What you are asked to do:
With the pictures left out, copy the listing below exactly.
╭──
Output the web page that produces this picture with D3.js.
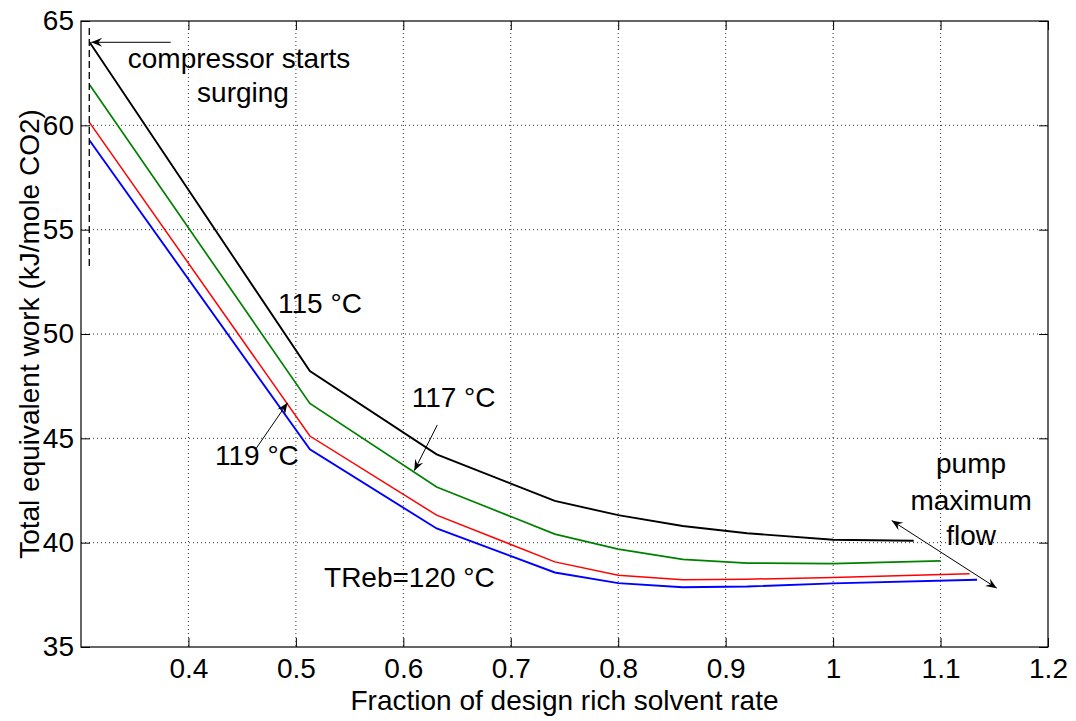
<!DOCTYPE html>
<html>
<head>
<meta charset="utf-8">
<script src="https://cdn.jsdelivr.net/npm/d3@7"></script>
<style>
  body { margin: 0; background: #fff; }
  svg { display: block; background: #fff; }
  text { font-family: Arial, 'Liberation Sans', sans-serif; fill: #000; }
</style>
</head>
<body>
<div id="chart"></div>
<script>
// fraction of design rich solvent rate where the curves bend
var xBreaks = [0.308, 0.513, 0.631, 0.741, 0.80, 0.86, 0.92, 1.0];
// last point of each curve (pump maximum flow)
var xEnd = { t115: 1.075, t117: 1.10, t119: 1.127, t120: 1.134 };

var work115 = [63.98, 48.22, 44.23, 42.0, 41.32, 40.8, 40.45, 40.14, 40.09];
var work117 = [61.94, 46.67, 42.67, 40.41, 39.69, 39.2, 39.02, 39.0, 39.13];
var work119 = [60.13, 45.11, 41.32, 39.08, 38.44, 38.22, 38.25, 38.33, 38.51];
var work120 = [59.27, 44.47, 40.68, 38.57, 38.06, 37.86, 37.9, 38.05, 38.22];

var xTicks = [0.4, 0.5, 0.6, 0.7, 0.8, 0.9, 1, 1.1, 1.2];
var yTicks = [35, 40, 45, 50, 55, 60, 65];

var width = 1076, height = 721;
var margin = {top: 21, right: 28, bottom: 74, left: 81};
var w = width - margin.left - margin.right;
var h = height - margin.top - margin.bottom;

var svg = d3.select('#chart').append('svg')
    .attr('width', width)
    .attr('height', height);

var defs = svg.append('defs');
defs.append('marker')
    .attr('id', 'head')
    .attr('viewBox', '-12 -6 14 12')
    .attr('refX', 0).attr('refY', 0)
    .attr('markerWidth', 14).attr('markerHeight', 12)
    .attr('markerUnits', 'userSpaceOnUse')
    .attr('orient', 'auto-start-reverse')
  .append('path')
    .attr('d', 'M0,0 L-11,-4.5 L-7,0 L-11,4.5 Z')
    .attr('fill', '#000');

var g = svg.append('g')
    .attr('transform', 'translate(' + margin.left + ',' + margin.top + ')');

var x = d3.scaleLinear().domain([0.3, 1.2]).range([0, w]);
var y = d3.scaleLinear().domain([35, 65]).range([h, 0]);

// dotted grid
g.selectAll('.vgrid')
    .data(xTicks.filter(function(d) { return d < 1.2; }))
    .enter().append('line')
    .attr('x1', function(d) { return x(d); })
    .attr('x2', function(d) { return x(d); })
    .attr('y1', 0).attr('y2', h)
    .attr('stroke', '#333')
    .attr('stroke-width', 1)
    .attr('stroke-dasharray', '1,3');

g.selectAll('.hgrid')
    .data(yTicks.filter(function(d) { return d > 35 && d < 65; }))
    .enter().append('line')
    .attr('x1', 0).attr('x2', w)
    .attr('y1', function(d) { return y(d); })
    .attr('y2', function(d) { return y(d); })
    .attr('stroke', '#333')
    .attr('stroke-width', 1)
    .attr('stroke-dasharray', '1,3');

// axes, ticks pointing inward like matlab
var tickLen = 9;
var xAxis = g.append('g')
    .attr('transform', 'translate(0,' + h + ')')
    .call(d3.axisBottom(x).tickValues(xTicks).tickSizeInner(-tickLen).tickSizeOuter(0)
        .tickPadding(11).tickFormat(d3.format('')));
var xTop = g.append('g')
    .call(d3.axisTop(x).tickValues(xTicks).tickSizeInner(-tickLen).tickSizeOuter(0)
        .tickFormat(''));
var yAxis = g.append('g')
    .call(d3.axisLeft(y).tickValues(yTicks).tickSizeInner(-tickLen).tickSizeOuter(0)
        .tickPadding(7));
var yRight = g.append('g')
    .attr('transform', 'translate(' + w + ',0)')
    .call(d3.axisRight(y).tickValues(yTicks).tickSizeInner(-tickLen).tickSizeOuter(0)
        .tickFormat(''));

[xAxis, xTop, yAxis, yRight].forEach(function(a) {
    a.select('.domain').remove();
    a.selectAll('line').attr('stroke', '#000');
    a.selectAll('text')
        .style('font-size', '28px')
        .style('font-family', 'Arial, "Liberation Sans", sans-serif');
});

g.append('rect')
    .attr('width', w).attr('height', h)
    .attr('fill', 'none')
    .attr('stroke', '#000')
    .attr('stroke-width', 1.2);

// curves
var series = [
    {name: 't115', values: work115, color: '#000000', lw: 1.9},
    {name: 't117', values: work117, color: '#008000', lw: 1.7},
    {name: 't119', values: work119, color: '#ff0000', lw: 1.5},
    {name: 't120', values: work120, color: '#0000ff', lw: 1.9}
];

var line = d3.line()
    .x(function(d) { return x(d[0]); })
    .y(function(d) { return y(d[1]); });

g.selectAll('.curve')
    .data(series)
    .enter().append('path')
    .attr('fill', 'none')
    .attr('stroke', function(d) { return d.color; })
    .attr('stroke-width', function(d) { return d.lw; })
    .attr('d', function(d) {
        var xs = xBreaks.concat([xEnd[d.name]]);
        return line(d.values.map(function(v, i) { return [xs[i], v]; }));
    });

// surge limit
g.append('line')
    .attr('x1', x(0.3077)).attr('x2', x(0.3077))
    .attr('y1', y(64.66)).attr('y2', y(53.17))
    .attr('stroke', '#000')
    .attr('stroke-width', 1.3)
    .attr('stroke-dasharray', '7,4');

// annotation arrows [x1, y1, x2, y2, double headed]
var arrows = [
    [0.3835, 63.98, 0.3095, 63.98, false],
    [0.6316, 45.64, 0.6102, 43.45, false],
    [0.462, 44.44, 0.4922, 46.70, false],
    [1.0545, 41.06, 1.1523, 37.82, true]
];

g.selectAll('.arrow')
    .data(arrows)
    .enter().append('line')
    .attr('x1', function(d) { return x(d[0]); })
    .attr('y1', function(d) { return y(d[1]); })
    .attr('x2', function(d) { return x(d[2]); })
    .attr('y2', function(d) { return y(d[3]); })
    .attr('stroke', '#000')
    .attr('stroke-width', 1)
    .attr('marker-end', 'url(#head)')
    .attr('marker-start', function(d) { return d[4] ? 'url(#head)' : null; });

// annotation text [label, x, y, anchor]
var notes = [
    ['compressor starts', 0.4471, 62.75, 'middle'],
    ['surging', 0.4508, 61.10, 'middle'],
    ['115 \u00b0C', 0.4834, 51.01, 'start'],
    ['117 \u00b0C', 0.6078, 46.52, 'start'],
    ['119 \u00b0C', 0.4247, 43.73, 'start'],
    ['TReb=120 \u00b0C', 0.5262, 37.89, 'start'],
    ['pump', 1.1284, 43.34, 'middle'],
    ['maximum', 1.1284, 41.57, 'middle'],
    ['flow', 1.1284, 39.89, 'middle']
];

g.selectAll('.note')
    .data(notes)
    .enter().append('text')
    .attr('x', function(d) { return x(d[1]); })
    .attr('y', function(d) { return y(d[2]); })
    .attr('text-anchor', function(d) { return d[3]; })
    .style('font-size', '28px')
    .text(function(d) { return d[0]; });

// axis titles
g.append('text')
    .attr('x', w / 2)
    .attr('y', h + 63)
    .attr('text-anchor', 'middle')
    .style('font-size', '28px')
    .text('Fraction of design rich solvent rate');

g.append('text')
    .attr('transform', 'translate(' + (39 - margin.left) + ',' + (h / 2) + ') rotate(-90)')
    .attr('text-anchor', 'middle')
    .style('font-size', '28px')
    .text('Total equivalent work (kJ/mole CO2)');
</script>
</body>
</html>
╰──
Task output:
Output the web page that produces this picture with D3.js.
<!DOCTYPE html>
<html>
<head>
<meta charset="utf-8">
<script src="https://cdn.jsdelivr.net/npm/d3@7"></script>
<style>
  body { margin: 0; background: #fff; }
  svg { display: block; background: #fff; }
  text { font-family: Arial, 'Liberation Sans', sans-serif; fill: #000; }
</style>
</head>
<body>
<div id="chart"></div>
<script>
// fraction of design rich solvent rate where the curves bend
var xBreaks = [0.308, 0.513, 0.631, 0.741, 0.80, 0.86, 0.92, 1.0];
// last point of each curve (pump maximum flow)
var xEnd = { t115: 1.075, t117: 1.10, t119: 1.127, t120: 1.134 };

var work115 = [63.98, 48.22, 44.23, 42.0, 41.32, 40.8, 40.45, 40.14, 40.09];
var work117 = [61.94, 46.67, 42.67, 40.41, 39.69, 39.2, 39.02, 39.0, 39.13];
var work119 = [60.13, 45.11, 41.32, 39.08, 38.44, 38.22, 38.25, 38.33, 38.51];
var work120 = [59.27, 44.47, 40.68, 38.57, 38.06, 37.86, 37.9, 38.05, 38.22];

var xTicks = [0.4, 0.5, 0.6, 0.7, 0.8, 0.9, 1, 1.1, 1.2];
var yTicks = [35, 40, 45, 50, 55, 60, 65];

var width = 1076, height = 721;
var margin = {top: 21, right: 28, bottom: 74, left: 81};
var w = width - margin.left - margin.right;
var h = height - margin.top - margin.bottom;

var svg = d3.select('#chart').append('svg')
    .attr('width', width)
    .attr('height', height);

var defs = svg.append('defs');
defs.append('marker')
    .attr('id', 'head')
    .attr('viewBox', '-12 -6 14 12')
    .attr('refX', 0).attr('refY', 0)
    .attr('markerWidth', 14).attr('markerHeight', 12)
    .attr('markerUnits', 'userSpaceOnUse')
    .attr('orient', 'auto-start-reverse')
  .append('path')
    .attr('d', 'M0,0 L-11,-4.5 L-7,0 L-11,4.5 Z')
    .attr('fill', '#000');

var g = svg.append('g')
    .attr('transform', 'translate(' + margin.left + ',' + margin.top + ')');

var x = d3.scaleLinear().domain([0.3, 1.2]).range([0, w]);
var y = d3.scaleLinear().domain([35, 65]).range([h, 0]);

// dotted grid
g.selectAll('.vgrid')
    .data(xTicks.filter(function(d) { return d < 1.2; }))
    .enter().append('line')
    .attr('x1', function(d) { return x(d); })
    .attr('x2', function(d) { return x(d); })
    .attr('y1', 0).attr('y2', h)
    .attr('stroke', '#333')
    .attr('stroke-width', 1)
    .attr('stroke-dasharray', '1,3');

g.selectAll('.hgrid')
    .data(yTicks.filter(function(d) { return d > 35 && d < 65; }))
    .enter().append('line')
    .attr('x1', 0).attr('x2', w)
    .attr('y1', function(d) { return y(d); })
    .attr('y2', function(d) { return y(d); })
    .attr('stroke', '#333')
    .attr('stroke-width', 1)
    .attr('stroke-dasharray', '1,3');

// axes, ticks pointing inward like matlab
var tickLen = 9;
var xAxis = g.append('g')
    .attr('transform', 'translate(0,' + h + ')')
    .call(d3.axisBottom(x).tickValues(xTicks).tickSizeInner(-tickLen).tickSizeOuter(0)
        .tickPadding(11).tickFormat(d3.format('')));
var xTop = g.append('g')
    .call(d3.axisTop(x).tickValues(xTicks).tickSizeInner(-tickLen).tickSizeOuter(0)
        .tickFormat(''));
var yAxis = g.append('g')
    .call(d3.axisLeft(y).tickValues(yTicks).tickSizeInner(-tickLen).tickSizeOuter(0)
        .tickPadding(7));
var yRight = g.append('g')
    .attr('transform', 'translate(' + w + ',0)')
    .call(d3.axisRight(y).tickValues(yTicks).tickSizeInner(-tickLen).tickSizeOuter(0)
        .tickFormat(''));

[xAxis, xTop, yAxis, yRight].forEach(function(a) {
    a.select('.domain').remove();
    a.selectAll('line').attr('stroke', '#000');
    a.selectAll('text')
        .style('font-size', '28px')
        .style('font-family', 'Arial, "Liberation Sans", sans-serif');
});

g.append('rect')
    .attr('width', w).attr('height', h)
    .attr('fill', 'none')
    .attr('stroke', '#000')
    .attr('stroke-width', 1.2);

// curves
var series = [
    {name: 't115', values: work115, color: '#000000', lw: 1.9},
    {name: 't117', values: work117, color: '#008000', lw: 1.7},
    {name: 't119', values: work119, color: '#ff0000', lw: 1.5},
    {name: 't120', values: work120, color: '#0000ff', lw: 1.9}
];

var line = d3.line()
    .x(function(d) { return x(d[0]); })
    .y(function(d) { return y(d[1]); });

g.selectAll('.curve')
    .data(series)
    .enter().append('path')
    .attr('fill', 'none')
    .attr('stroke', function(d) { return d.color; })
    .attr('stroke-width', function(d) { return d.lw; })
    .attr('d', function(d) {
        var xs = xBreaks.concat([xEnd[d.name]]);
        return line(d.values.map(function(v, i) { return [xs[i], v]; }));
    });

// surge limit
g.append('line')
    .attr('x1', x(0.3077)).attr('x2', x(0.3077))
    .attr('y1', y(64.66)).attr('y2', y(53.17))
    .attr('stroke', '#000')
    .attr('stroke-width', 1.3)
    .attr('stroke-dasharray', '7,4');

// annotation arrows [x1, y1, x2, y2, double headed]
var arrows = [
    [0.3835, 63.98, 0.3095, 63.98, false],
    [0.6316, 45.64, 0.6102, 43.45, false],
    [0.462, 44.44, 0.4922, 46.70, false],
    [1.0545, 41.06, 1.1523, 37.82, true]
];

g.selectAll('.arrow')
    .data(arrows)
    .enter().append('line')
    .attr('x1', function(d) { return x(d[0]); })
    .attr('y1', function(d) { return y(d[1]); })
    .attr('x2', function(d) { return x(d[2]); })
    .attr('y2', function(d) { return y(d[3]); })
    .attr('stroke', '#000')
    .attr('stroke-width', 1)
    .attr('marker-end', 'url(#head)')
    .attr('marker-start', function(d) { return d[4] ? 'url(#head)' : null; });

// annotation text [label, x, y, anchor]
var notes = [
    ['compressor starts', 0.4471, 62.75, 'middle'],
    ['surging', 0.4508, 61.10, 'middle'],
    ['115 \u00b0C', 0.4834, 51.01, 'start'],
    ['117 \u00b0C', 0.6078, 46.52, 'start'],
    ['119 \u00b0C', 0.4247, 43.73, 'start'],
    ['TReb=120 \u00b0C', 0.5262, 37.89, 'start'],
    ['pump', 1.1284, 43.34, 'middle'],
    ['maximum', 1.1284, 41.57, 'middle'],
    ['flow', 1.1284, 39.89, 'middle']
];

g.selectAll('.note')
    .data(notes)
    .enter().append('text')
    .attr('x', function(d) { return x(d[1]); })
    .attr('y', function(d) { return y(d[2]); })
    .attr('text-anchor', function(d) { return d[3]; })
    .style('font-size', '28px')
    .text(function(d) { return d[0]; });

// axis titles
g.append('text')
    .attr('x', w / 2)
    .attr('y', h + 63)
    .attr('text-anchor', 'middle')
    .style('font-size', '28px')
    .text('Fraction of design rich solvent rate');

g.append('text')
    .attr('transform', 'translate(' + (39 - margin.left) + ',' + (h / 2) + ') rotate(-90)')
    .attr('text-anchor', 'middle')
    .style('font-size', '28px')
    .text('Total equivalent work (kJ/mole CO2)');
</script>
</body>
</html>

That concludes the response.